Their preparation will be helped today knowing well in advance that both Pullen, a preseason All-American and Big 12 Player of the Year selection, and Kelly, a preseason All-Big 12 pick, won't be in uniform.
That wasn't the case against the Rebels, when K-State officials announced one hour before tipoff that the Wildcats' two seniors had been declared ineligible by the school for receiving impermissible benefits on the purchase of clothing at the Dillards department store in Manhattan, which is a secondary violation of NCAA rules.
Pullen will miss the next two games as a result of a ruling by the NCAA Student-Athlete Reinstatement staff. The compliance staff is continuing to work with the NCAA regarding Kelly's status.
Two sources said that a sales clerk who knew Pullen and Kelly allowed them to take more clothing from the store than they paid for. When the store manager discovered the transaction, K-State officials were contacted.
Because the clothing Pullen and Kelly took from the store exceeded the value of the merchandise paid for, the difference in value is the impermissible benefit.
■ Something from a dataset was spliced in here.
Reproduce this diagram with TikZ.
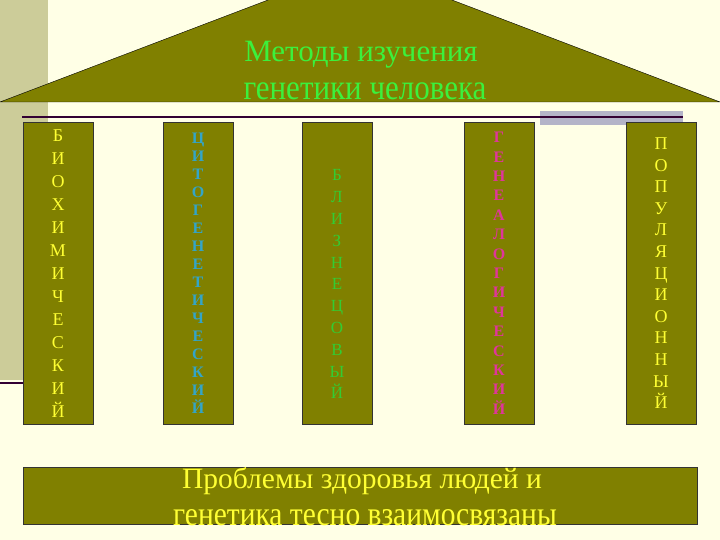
\documentclass[tikz,border=0pt]{standalone}
\usepackage{fontspec}
\setmainfont{Liberation Serif}
\definecolor{paper}{HTML}{FFFFE6}
\definecolor{khaki}{HTML}{CCCC99}
\definecolor{roof}{HTML}{808000}
\definecolor{plum}{HTML}{330033}
\definecolor{slate}{HTML}{B4B4C8}
\definecolor{lightgreen}{HTML}{3CF03C}
\definecolor{lemon}{HTML}{FFFF33}
\definecolor{seablue}{HTML}{33A5C8}
\definecolor{grassgreen}{HTML}{33CC33}
\definecolor{rose}{HTML}{E0359B}
\tikzset{
  column/.style={draw=black!80, fill=roof, minimum width=70pt, minimum height=302pt,
    inner sep=0pt, anchor=north, align=center},
  headline/.style={anchor=base, inner sep=0pt, text=lightgreen, font=\fontsize{31}{36}\selectfont},
  footline/.style={anchor=base, inner sep=0pt, text=lemon, font=\fontsize{29.5}{34}\selectfont},
}
\begin{document}
\begin{tikzpicture}[x=1pt, y=-1pt]
    \useasboundingbox (0, 0) rectangle (720, 540);
    \clip (0, 0) rectangle (720, 540);
    % background
    \fill[paper] (0, 0) rectangle (720, 540);
    \fill[khaki] (0, 0) rectangle (48, 380);
    \draw[plum, line width=2pt] (0, 383) -- (23, 383);
    \fill[slate] (540, 111) rectangle (683, 125);
    \draw[plum, line width=1.5pt] (22, 117) -- (683, 117);
    % roof
    \draw[fill=roof, draw=black] (0, 102) -- (360, -35) -- (720, 102) -- cycle;
    \node[headline] (title1) at (361, 62) {Методы изучения};
    \node[headline] (title2) at (365, 100) {\scalebox{1}[1.15]{генетики человека}};
    % columns
    \node[column, text=lemon, font=\fontsize{18}{23}\selectfont] (bio) at (58, 122)
        {Б\\И\\О\\Х\\И\\М\\И\\Ч\\Е\\С\\К\\И\\Й};
    \node[column, text=seablue, font=\bfseries\fontsize{16}{18}\selectfont] (cyto) at (198, 122)
        {Ц\\И\\Т\\О\\Г\\Е\\Н\\Е\\Т\\И\\Ч\\Е\\С\\К\\И\\Й};
    \node[column, text=grassgreen, font=\fontsize{17}{21.8}\selectfont] (twin) at (337, 122)
        {\rule{0pt}{33.5pt}Б\\Л\\И\\З\\Н\\Е\\Ц\\О\\В\\Ы\\Й};
    \node[column, text=rose, font=\bfseries\fontsize{16}{19.4}\selectfont] (gene) at (499, 122)
        {Г\\Е\\Н\\Е\\А\\Л\\О\\Г\\И\\Ч\\Е\\С\\К\\И\\Й};
    \node[column, text=lemon, font=\fontsize{18}{21.6}\selectfont] (popu) at (661, 122)
        {П\\О\\П\\У\\Л\\Я\\Ц\\И\\О\\Н\\Н\\Ы\\Й};
    % base
    \node[draw=black!80, fill=roof, minimum width=674pt, minimum height=57pt, inner sep=0pt,
        anchor=north west] (base) at (23, 467) {};
    \node[footline] (foot1) at (362, 488) {Проблемы здоровья людей и};
    \node[footline] (foot2) at (365, 525) {\scalebox{1}[1.15]{генетика тесно взаимосвязаны}};
\end{tikzpicture}
\end{document}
When reached by phone Wednesday, Riley County Police sergeant Tim Schuck said he had yet to receive a criminal complaint in the matter.
K-State officials have refused to comment further on the suspensions, and said they have no timetable for when more information will be made public.
In the meantime, the Wildcats' eligible players are focusing on improving.
"We can't go backward," junior forward Jamar Samuels said.
"We've still got to play basketball," Irving added. "We've still got to go out onto that court and play."
On Tuesday, K-State led UNLV at halftime. But it committed 23 turnovers, dished out just six assists and couldn't make a game-changing play without Pullen and Kelly there to help.
Before they return, Martin hopes the Wildcats find an identity.
"Until we find some character and leadership," Martin said, "we're going to continue to flounder around."
Samuels said he will try his best provide for his teammates in those areas. In order for K-State to move on without Pullen and Kelly, they will need to do the same in return.
"I feel as though everybody on the team can be a leader in different types of areas," Samuels said. "It's a team effort, but we'll try with that leadership thingy Frank is talking about."